Aquí cabe preguntarse: ¿Qué se entiende por “no hay alternativa”? La noción de “alternativa” puede tener distintas acepciones: “alternativa” como encarnación de alternancia política; “alternativa” como plan de gobierno alternativo o “alternativa” como salida colectiva a este modelo de brutal ajuste y de saqueo, construida al calor de la lucha popular. Entonces, tomando la primera acepción, la falta de alternativas, se refiere a la ausencia de opciones plausibles de recambio (tanto internas como externas); según la segunda interpretación, se alude a la creencia en la inevitabilidad del ajuste, entendiendo que quienquiera que hubiera ganado las elecciones lo estaría llevando adelante (una posición cercana al malmenorismo); y la tercera acepción se refiere a la renuencia a apostar por una salida de este gobierno potencialmente traumática. Aquellos que adscriben a esta postura sostienen que la sociedad apoya este proyecto, que hay que respetar la voluntad popular y creen, por lo tanto, que hay que esperar al recambio legislativo para alterar la correlación de fuerzas (confiando en la debilidad ya descripta de la agrupación oficialista, cuando aspire a revalidar credenciales en las urnas). Sin embargo, vemos que moverse al ritmo impuesto por tendencias sesgadas y apoyos populares sobrevalorados refuerza, una vez más, aquella visión artificialmente dual, que solo induce a la parálisis y a la desmovilización.
Lo cierto es que no hay nada más traumático que observar las calles en quietud y una sociedad pasiva e inerte ante la avanzada del ajuste y la represión.

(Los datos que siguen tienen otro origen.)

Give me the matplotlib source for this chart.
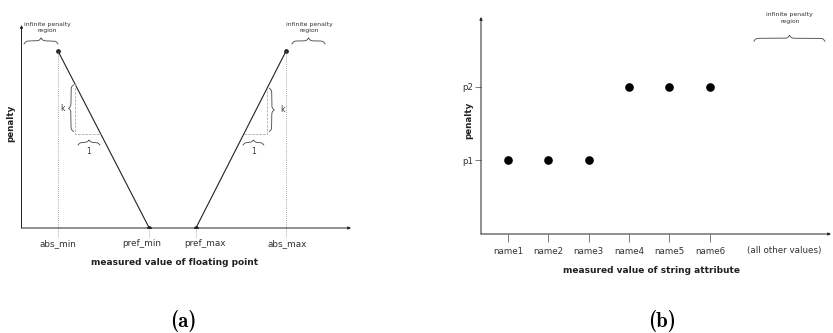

Por ello, es importante comprender que existen razones materiales, políticas y morales para construir una alternativa en el presente, dando la pelea en cada espacio de intervención (laboral, estudiantil, sectorial, interbarrial), independientemente de la existencia de figuras políticas concretas que puedan encarnar ese descontento cuando llegue el turno electoral.
En síntesis, querida rana, la situación está que arde y es posible que, para los próximos comicios, el agua de esta olla ya haya alcanzado el punto de ebullición. Y, adaptando el rezo ricotero a la fábula popular: cuando el fuego crezca, querrás estar aquí.